### DATA PROVIDED ###

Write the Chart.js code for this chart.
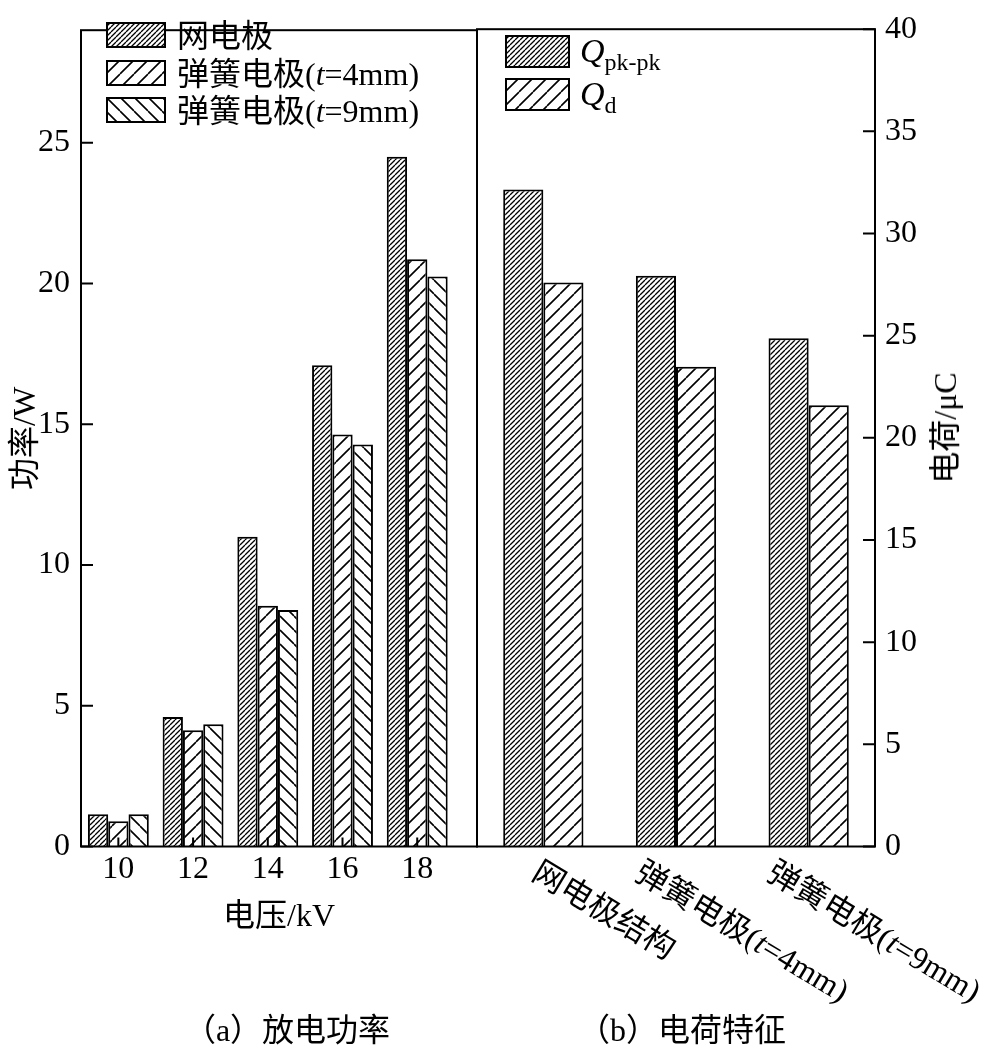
<!DOCTYPE html>
<html>
<head>
<meta charset="utf-8">
<script src="https://cdn.jsdelivr.net/npm/chart.js@4.4.1/dist/chart.umd.min.js"></script>
<style>
html, body { margin: 0; padding: 0; background: #fff; }
#page { position: relative; width: 993px; height: 1048px; overflow: hidden; color: #000;
  font-family: "Liberation Serif", "Noto Sans CJK SC", serif; }
.box { position: absolute; top: 0; height: 1048px; }
#leftBox { left: 0; width: 480px; }
#rightBox { left: 420px; width: 573px; }
.txt { position: absolute; white-space: nowrap; font-size: 32px; line-height: 32px; }
.center { transform: translate(-50%, -50%); }
.swatch { position: absolute; }
sub { font-size: 24px; vertical-align: baseline; position: relative; top: 8px; }
</style>
</head>
<body>
<div id="page">
  <div class="box" id="leftBox"><canvas id="powerChart"></canvas></div>
  <div class="box" id="rightBox"><canvas id="chargeChart"></canvas></div>
</div>
<script>
// 左: 放电功率 (W)
const voltages = [10, 12, 14, 16, 18];
const meshPower = [1.15, 4.6, 11.0, 17.1, 24.5];
const spring4Power = [0.9, 4.13, 8.55, 14.64, 20.86];
const spring9Power = [1.15, 4.34, 8.4, 14.28, 20.25];
const powerTicks = [0, 5, 10, 15, 20, 25];

// 右: 电荷特征 (μC)
const structures = ['网电极结构', '弹簧电极(t=4mm)', '弹簧电极(t=9mm)'];
const chargePkPk = [32.15, 27.93, 24.87];
const chargeD = [27.6, 23.48, 21.6];
const chargeTicks = [0, 5, 10, 15, 20, 25, 30, 35, 40];

const FONT = '"Liberation Serif", "Noto Sans CJK SC", serif';
const tickFont = { family: FONT, size: 32 };
const RIGHT_LEFT = 420;

// 斜线ハッチング
function hatch(size, dir, lw) {
    const c = document.createElement('canvas');
    c.width = c.height = size;
    const g = c.getContext('2d');
    g.fillStyle = '#fff';
    g.fillRect(0, 0, size, size);
    g.strokeStyle = '#000';
    g.lineWidth = lw;
    g.beginPath();
    for (let k = -1; k <= 1; k++) {
        if (dir === '/') { g.moveTo(k * size, size); g.lineTo(k * size + size, 0); }
        else { g.moveTo(k * size, 0); g.lineTo(k * size + size, size); }
    }
    g.stroke();
    return g.createPattern(c, 'repeat');
}
const denseFill = hatch(5, '/', 1.3);
const sparseFill = hatch(14, '/', 1.6);
const backFill = hatch(14, '\\', 1.6);

// 枠線と内向きの目盛り
const framePlugin = {
    id: 'frame',
    afterDatasetsDraw(chart, args, opts) {
        const { ctx, chartArea: a } = chart;
        ctx.save();
        ctx.strokeStyle = '#000';
        ctx.lineWidth = 2;
        ctx.strokeRect(a.left, a.top, a.right - a.left, a.bottom - a.top);
        ctx.beginPath();
        const y = chart.scales.y;
        y.ticks.forEach(t => {
            const py = y.getPixelForValue(t.value);
            if (opts.ySide === 'left') { ctx.moveTo(a.left, py); ctx.lineTo(a.left + 12, py); }
            else { ctx.moveTo(a.right, py); ctx.lineTo(a.right - 12, py); }
        });
        if (opts.xTicks) {
            const x = chart.scales.x;
            x.ticks.forEach(t => {
                const px = x.getPixelForValue(t.value);
                ctx.moveTo(px, a.bottom);
                ctx.lineTo(px, a.bottom - 9);
            });
        }
        ctx.stroke();
        ctx.restore();
    }
};

const noGrid = { display: false, drawTicks: false };
const barStyle = { borderColor: '#000', borderWidth: 2, borderSkipped: 'start' };

const powerChart = new Chart(document.getElementById('powerChart'), {
    type: 'bar',
    data: {
        datasets: [
            { label: '网电极', data: voltages.map((v, i) => ({ x: v, y: meshPower[i] })), backgroundColor: denseFill, ...barStyle },
            { label: '弹簧电极(t=4mm)', data: voltages.map((v, i) => ({ x: v, y: spring4Power[i] })), backgroundColor: sparseFill, ...barStyle },
            { label: '弹簧电极(t=9mm)', data: voltages.map((v, i) => ({ x: v, y: spring9Power[i] })), backgroundColor: backFill, ...barStyle }
        ]
    },
    options: {
        responsive: true,
        maintainAspectRatio: false,
        animation: false,
        layout: { padding: { top: 11, right: 3, left: 0, bottom: 0 } },
        datasets: { bar: { categoryPercentage: 0.815, barPercentage: 1 } },
        plugins: {
            legend: { display: false },
            tooltip: { enabled: false },
            frame: { ySide: 'left', xTicks: true }
        },
        scales: {
            x: {
                type: 'linear', offset: false, min: 9, max: 19.6,
                afterBuildTicks: s => { s.ticks = voltages.map(v => ({ value: v })); },
                afterFit: s => { s.height = 201.5; },
                grid: noGrid, border: { display: false },
                ticks: { font: tickFont, color: '#000', padding: 4, maxRotation: 0, autoSkip: false },
                title: { display: true, text: '电压/kV', font: tickFont, color: '#000', padding: { top: 0, bottom: 111 } }
            },
            y: {
                min: 0, max: 29,
                afterBuildTicks: s => { s.ticks = powerTicks.map(v => ({ value: v })); },
                afterFit: s => { s.width = 81; },
                grid: noGrid, border: { display: false },
                ticks: { font: tickFont, color: '#000', padding: 11 },
                title: { display: true, text: '功率/W', font: tickFont, color: '#000', padding: { top: 7, bottom: 0 } }
            }
        }
    },
    plugins: [framePlugin]
});

const chargeChart = new Chart(document.getElementById('chargeChart'), {
    type: 'bar',
    data: {
        labels: structures,
        datasets: [
            { label: 'Qpk-pk', data: chargePkPk, backgroundColor: denseFill, ...barStyle },
            { label: 'Qd', data: chargeD, backgroundColor: sparseFill, ...barStyle }
        ]
    },
    options: {
        responsive: true,
        maintainAspectRatio: false,
        animation: false,
        layout: { padding: { top: 11, right: 0, left: 477 - RIGHT_LEFT, bottom: 0 } },
        datasets: { bar: { categoryPercentage: 0.605, barPercentage: 1 } },
        plugins: {
            legend: { display: false },
            tooltip: { enabled: false },
            frame: { ySide: 'right', xTicks: false }
        },
        scales: {
            x: {
                afterFit: s => { s.height = 201.5; },
                grid: noGrid, border: { display: false },
                ticks: { display: false }
            },
            y: {
                position: 'right', min: 0, max: 40,
                afterBuildTicks: s => { s.ticks = chargeTicks.map(v => ({ value: v })); },
                afterFit: s => { s.width = 118; },
                grid: noGrid, border: { display: false },
                ticks: { font: tickFont, color: '#000', padding: 10 }
            }
        }
    },
    plugins: [framePlugin]
});

// ---- テキスト類 (凡例・軸タイトル・キャプション) ----
const page = document.getElementById('page');
function addText(html, left, top, cls, extraStyle) {
    const d = document.createElement('div');
    d.className = 'txt' + (cls ? ' ' + cls : '');
    d.innerHTML = html;
    d.style.left = left + 'px';
    d.style.top = top + 'px';
    if (extraStyle) Object.assign(d.style, extraStyle);
    page.appendChild(d);
    return d;
}
function addSwatch(fill, left, top, w, h) {
    const c = document.createElement('canvas');
    c.width = w; c.height = h;
    c.className = 'swatch';
    c.style.left = left + 'px';
    c.style.top = top + 'px';
    const g = c.getContext('2d');
    g.fillStyle = fill;
    g.fillRect(0, 0, w, h);
    g.strokeStyle = '#000';
    g.lineWidth = 2;
    g.strokeRect(1, 1, w - 2, h - 2);
    page.appendChild(c);
}
const fmt = s => s.replace('(t=', '(<i>t</i>=');

// 左の凡例
const leftFills = [denseFill, sparseFill, backFill];
powerChart.data.datasets.forEach((ds, i) => {
    const y = 22 + i * 37.5;
    addSwatch(leftFills[i], 106, y, 60, 26);
    addText(fmt(ds.label), 177, y + 13 - 15);
});

// 右の凡例
addSwatch(denseFill, 505, 35, 65, 33);
addText('<i style="font-size:34px">Q</i><sub>pk-pk</sub>', 580, 35);
addSwatch(sparseFill, 505, 78, 65, 33);
addText('<i style="font-size:34px">Q</i><sub>d</sub>', 580, 78);

// 右軸タイトル
addText('电荷/μC', 945, 428, null, { transform: 'translate(-50%, -50%) rotate(-90deg)' });

// 右の斜めカテゴリラベル
const labelShift = [1, -29, -30];
const rx = chargeChart.scales.x;
structures.forEach((s, i) => {
    const px = rx.getPixelForValue(i) + RIGHT_LEFT;
    addText(fmt(s), px + labelShift[i], 855, null, { transformOrigin: '0 0', transform: 'rotate(31deg)' });
});

// キャプション
addText('（a）放电功率', 287, 1030, 'center');
addText('（b）电荷特征', 682, 1030, 'center');
</script>
</body>
</html>
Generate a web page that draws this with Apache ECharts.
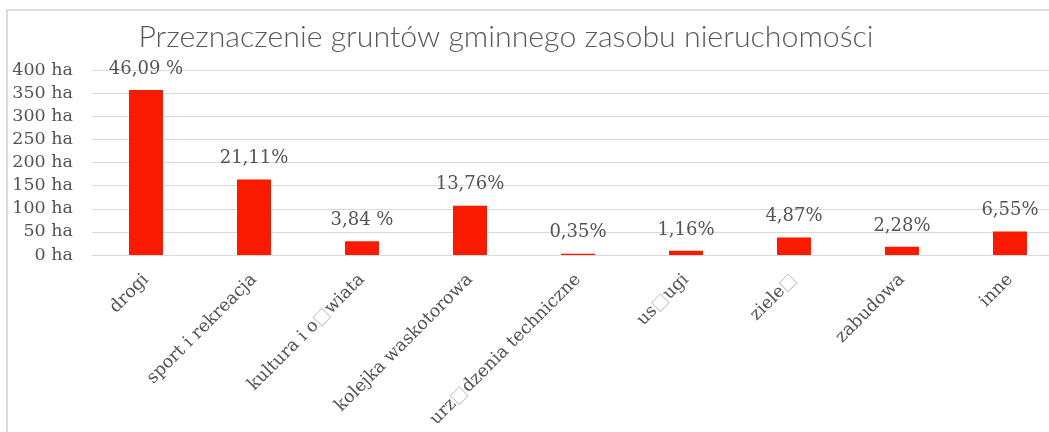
<!DOCTYPE html>
<html>
<head>
<meta charset="utf-8">
<script src="https://cdn.jsdelivr.net/npm/echarts@6/dist/echarts.min.js"></script>
<style>
  html, body { margin: 0; padding: 0; background: #ffffff; }
  #chart { width: 1049px; height: 432px; }
</style>
</head>
<body>
<div id="chart"></div>
<script>
// Land-use categories of the municipal property stock
const categories = [
  'drogi',
  'sport i rekreacja',
  'kultura i o\u25A1wiata',
  'kolejka waskotorowa',
  'urz\u25A1dzenia techniczne',
  'us\u25A1ugi',
  'ziele\u25A1',
  'zabudowa',
  'inne'
];

// Area of each category, in hectares
const areaHa = [356.7, 163.4, 29.7, 106.5, 2.7, 9.0, 37.7, 17.6, 50.7];

// Share labels printed above the bars
const shareLabels = ['46,09 %', '21,11%', '3,84 %', '13,76%', '0,35%', '1,16%', '4,87%', '2,28%', '6,55%'];

// Y axis range
const yMin = 0;
const yMax = 400;
const yStep = 50;

const textGrey = '#545454';
const gridGrey = '#d9d9d9';
const slabFont = '"DejaVu Serif", serif';

const chart = echarts.init(document.getElementById('chart'), null, { renderer: 'canvas' });

chart.setOption({
  animation: false,
  backgroundColor: '#ffffff',
  graphic: [{
    type: 'rect',
    shape: { x: 7, y: 10, width: 1200, height: 600 },
    style: { fill: 'none', stroke: gridGrey, lineWidth: 2 },
    silent: true,
    z: -1
  }],
  title: {
    text: 'Przeznaczenie gruntów gminnego zasobu nieruchomości',
    left: 501,
    top: 17,
    textAlign: 'center',
    textStyle: {
      fontFamily: 'Lato',
      fontWeight: 300,
      fontSize: 30.3,
      color: '#595959'
    }
  },
  grid: {
    left: 92,
    top: 70,
    width: 972,
    height: 185,
    containLabel: false,
    outerBoundsMode: 'none'
  },
  xAxis: {
    type: 'category',
    data: categories,
    axisLine: { lineStyle: { color: gridGrey, width: 1 } },
    axisTick: { show: false },
    axisLabel: {
      rotate: 45,
      margin: 22,
      interval: 0,
      fontFamily: slabFont,
      fontSize: 17.5,
      color: textGrey,
      formatter: (v) => v.replace(/\u25A1/g, '{t|\u25A1}'),
      rich: {
        t: { color: '#c8c8c8', fontSize: 17.5, fontFamily: '"DejaVu Sans"' }
      }
    }
  },
  yAxis: {
    type: 'value',
    min: yMin,
    max: yMax,
    interval: yStep,
    axisLine: { show: false },
    axisTick: { show: false },
    splitLine: { lineStyle: { color: gridGrey, width: 1 } },
    axisLabel: {
      margin: 19,
      fontFamily: slabFont,
      fontSize: 17.5,
      color: textGrey,
      formatter: (v) => v + ' ha'
    }
  },
  series: [{
    type: 'bar',
    data: areaHa,
    barWidth: 34,
    itemStyle: { color: '#fa1a00' },
    label: {
      show: true,
      position: 'top',
      distance: 12,
      fontFamily: slabFont,
      fontSize: 18,
      color: textGrey,
      formatter: (p) => shareLabels[p.dataIndex]
    }
  }]
});
</script>
</body>
</html>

###

Repeat exactly the lines from the start of the entries down to the line with "const backFill = hatch(14, '\\', 1.6);", keeping both ends but none of the pictures.

Write the Chart.js code for this chart.
<!DOCTYPE html>
<html>
<head>
<meta charset="utf-8">
<script src="https://cdn.jsdelivr.net/npm/chart.js@4.4.1/dist/chart.umd.min.js"></script>
<style>
html, body { margin: 0; padding: 0; background: #fff; }
#page { position: relative; width: 993px; height: 1048px; overflow: hidden; color: #000;
  font-family: "Liberation Serif", "Noto Sans CJK SC", serif; }
.box { position: absolute; top: 0; height: 1048px; }
#leftBox { left: 0; width: 480px; }
#rightBox { left: 420px; width: 573px; }
.txt { position: absolute; white-space: nowrap; font-size: 32px; line-height: 32px; }
.center { transform: translate(-50%, -50%); }
.swatch { position: absolute; }
sub { font-size: 24px; vertical-align: baseline; position: relative; top: 8px; }
</style>
</head>
<body>
<div id="page">
  <div class="box" id="leftBox"><canvas id="powerChart"></canvas></div>
  <div class="box" id="rightBox"><canvas id="chargeChart"></canvas></div>
</div>
<script>
// 左: 放电功率 (W)
const voltages = [10, 12, 14, 16, 18];
const meshPower = [1.15, 4.6, 11.0, 17.1, 24.5];
const spring4Power = [0.9, 4.13, 8.55, 14.64, 20.86];
const spring9Power = [1.15, 4.34, 8.4, 14.28, 20.25];
const powerTicks = [0, 5, 10, 15, 20, 25];

// 右: 电荷特征 (μC)
const structures = ['网电极结构', '弹簧电极(t=4mm)', '弹簧电极(t=9mm)'];
const chargePkPk = [32.15, 27.93, 24.87];
const chargeD = [27.6, 23.48, 21.6];
const chargeTicks = [0, 5, 10, 15, 20, 25, 30, 35, 40];

const FONT = '"Liberation Serif", "Noto Sans CJK SC", serif';
const tickFont = { family: FONT, size: 32 };
const RIGHT_LEFT = 420;

// 斜线ハッチング
function hatch(size, dir, lw) {
    const c = document.createElement('canvas');
    c.width = c.height = size;
    const g = c.getContext('2d');
    g.fillStyle = '#fff';
    g.fillRect(0, 0, size, size);
    g.strokeStyle = '#000';
    g.lineWidth = lw;
    g.beginPath();
    for (let k = -1; k <= 1; k++) {
        if (dir === '/') { g.moveTo(k * size, size); g.lineTo(k * size + size, 0); }
        else { g.moveTo(k * size, 0); g.lineTo(k * size + size, size); }
    }
    g.stroke();
    return g.createPattern(c, 'repeat');
}
const denseFill = hatch(5, '/', 1.3);
const sparseFill = hatch(14, '/', 1.6);
const backFill = hatch(14, '\\', 1.6);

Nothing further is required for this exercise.